20. A non-transitory computer-readable storage medium storing instructions that, when executed by a processor, configure the processor to perform the method of claim 10.

21. A processor-implemented hardware accelerator method, the method comprising:

generating a neural network comprising a first layer, an activation function, and a second layer;

training the neural network to output a value of a nonlinear function;

generating a LUT for determining the nonlinear function based on the integrated layer.

22. The method of claim 21, wherein the generating of the LUT comprises:

determining an address of the LUT based on a weight and a bias of the first layer; and

determining a value of the LUT corresponding to the address based on a weight of the integrated layer.

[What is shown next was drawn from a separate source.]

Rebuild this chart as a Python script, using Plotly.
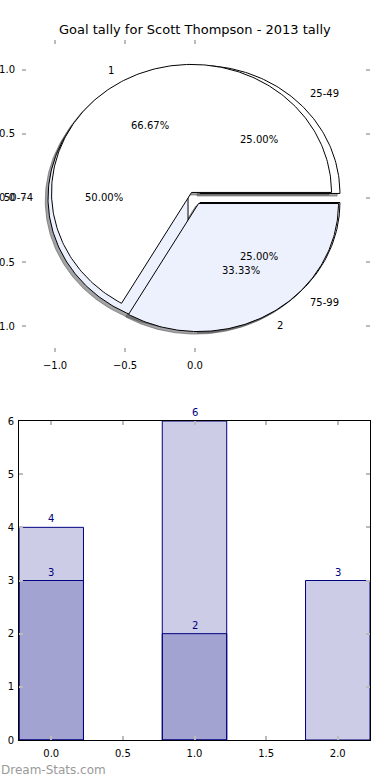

23. The method of claim 22, wherein the determining of the address comprises:

determining a range value of the LUT; and

determining the address corresponding to the range value.

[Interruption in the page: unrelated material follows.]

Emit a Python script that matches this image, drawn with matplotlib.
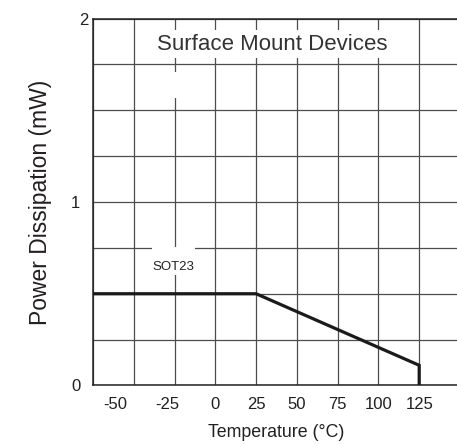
import matplotlib
matplotlib.use('Agg')
import matplotlib.pyplot as plt
from matplotlib.patches import Rectangle
from matplotlib.transforms import ScaledTranslation
from numpy import arange

# derating curve, SOT23
temp = [-75, 25, 125, 125]
power = [0.5, 0.5, 0.11, 0.0]

x_ticks = [-50, -25, 0, 25, 50, 75, 100, 125]
x_labels = ['-50', '-25', '0', '25', '50', '75', '100', '125']
y_ticks = [0, 1, 2]
y_labels = ['0', '1', '2']

title = 'Surface Mount Devices'
series_name = 'SOT23'

text_color = '#231f20'
grid_color = '#4d4d4d'

plt.rcParams['font.family'] = ['Liberation Sans', 'DejaVu Sans']

fig = plt.figure(figsize=(4.57, 4.44), dpi=100)
ax = fig.add_axes([0.2035, 0.1318, 0.803, 0.8265])

ax.plot(temp, power, color='#1a1a1a', lw=2.3, solid_joinstyle='miter', zorder=4)

ax.set_xlim(-75, 150)
ax.set_ylim(0, 2)

ax.set_xticks(x_ticks, x_labels)
ax.set_yticks(y_ticks, y_labels)
ax.set_xticks(arange(-75, 151, 25), minor=True)
ax.set_yticks(arange(0, 2.01, 0.25), minor=True)
ax.grid(which='both', color=grid_color, lw=0.9)
ax.set_axisbelow(True)

ax.tick_params(which='both', length=0)
ax.tick_params(axis='x', pad=8, labelsize=12, labelcolor=text_color)
ax.tick_params(axis='y', pad=9, labelsize=12, labelcolor=text_color)

for s in ax.spines.values():
  s.set_color('#222222')
  s.set_linewidth(1.1)

# the reference puts a few labels off their grid line
x_shift = {'-50': -19, '-25': -7}
for lab in ax.get_xticklabels():
  dx = x_shift.get(lab.get_text(), 0)
  if dx:
    lab.set_transform(lab.get_transform() + ScaledTranslation(dx / 100, 0, fig.dpi_scale_trans))
for lab in ax.get_yticklabels():
  if lab.get_text() == '2':
    lab.set_transform(lab.get_transform() + ScaledTranslation(8 / 100, 0, fig.dpi_scale_trans))

ax.set_xlabel('Temperature (°C)', fontsize=12.8, color=text_color, labelpad=9)
ax.set_ylabel('Power Dissipation (mW)', fontsize=16.5, color=text_color, labelpad=14)

ax.text(0.488, 0.93, title, transform=ax.transAxes, ha='center', va='center',
        fontsize=16, color='#333333', zorder=3,
        bbox=dict(boxstyle='square,pad=0.15', fc='white', ec='none'))

# white masks behind the series label, as in the scanned original
ax.add_patch(Rectangle((-38.8, 0.60), 26.3, 0.155, fc='white', ec='none', zorder=2))
ax.add_patch(Rectangle((-26.5, 1.567), 3, 0.14, fc='white', ec='none', zorder=2))
ax.text(-25.6, 0.645, series_name, ha='center', va='center', fontsize=9.5, color=text_color, zorder=3)

fig.savefig('out.png', dpi=100)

24. The method of claim 22, wherein the determining of the value of the LUT comprises:

determining a first value based on the weight of the integrated layer; and

determining a second value based on the weight of the integrated layer and the bias of the first layer.

25. A processor-implemented hardware accelerator method, the method comprising:

determining an address of a lookup table (LUT) based on input data of a neural network, wherein the LUT is generated by integrating a first layer and a second layer of the neural network;

determining a value of a nonlinear function corresponding to the input data based on the value of the LUT.

26. The method of claim 25, wherein the determining of the address comprises:

comparing the input data to one or more preset range values determined based on weights and biases of the first layer; and

determining, based on a result of the comparing, the address based on a range value corresponding to the input data.

27. The method of claim 26, wherein the one or more preset range values are determined based on ratios of the biases and the weights.

28. The method of claim 27, wherein the comparing comprises comparing the input data to the one or more preset range values based on an ascending order of values of the ratios.